SYM is a symbolic package — developed in the computer algebra system Mathematica — for the symmetry analysis of Differential Equations (DE) [5, 8]. And since its initial concept on 2002 it is in constant development by the author. The purpose of the package is to function as a symbolic toolbox of commands for the symmetry analysis, and manipulation of those symmetries, in the study of DE. It consists of fully automated commands and low level ones in order to cover a wide range of tasks: from automatically retrieve the classical Lie point symmetries of a DE to interactively obtain the approximate symmetries or constructing conservation laws using the previously found symmetries of a DE to name a few. Since its first presentation back at 2005, [3], many new commands were added augmenting its functionality. Currently, SYM consists of more than a hundred commands divided loosely into there categories: Symmetry analysis, Lie Algebra analysis and Auxiliary commands. In the present poster an exposition of the advancements of the package since 2005 will be given.

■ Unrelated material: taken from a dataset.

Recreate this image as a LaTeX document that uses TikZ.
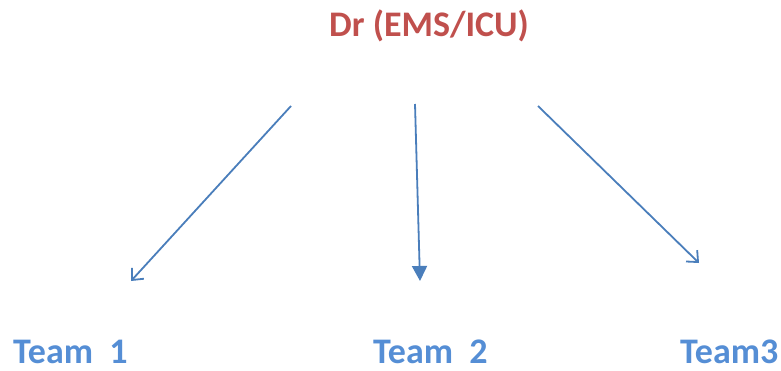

Apart from a general review of its structure and its basic functionality the following aspects of the package will be illustrated: • Analysis of the algebraic properties of the symmetries of a DE, solvability, nullity, derived series, radical, quotient space, change of variables Levi decomposition etc.. • Equivalence transformations: group classification of classes of DE containing arbitrary parameters and functions [8, 6, 9]. We show how to obtain the simplest representative of a class of DE simplifying hence its classification. • Approximate symmetries: symmetry analysis of perturbed DEs from the point of view of the perturbation theory [1, 4, 2]. We consider three different ways and obtain perturbed closed solutions for each one of them. • Conservation laws: construction of conservation laws using the symmetries of a DE, even when the DE does not have a variational form or is of even order [7]. Classification of a class of DE by the self–adjointness property and non–trivial conservation laws.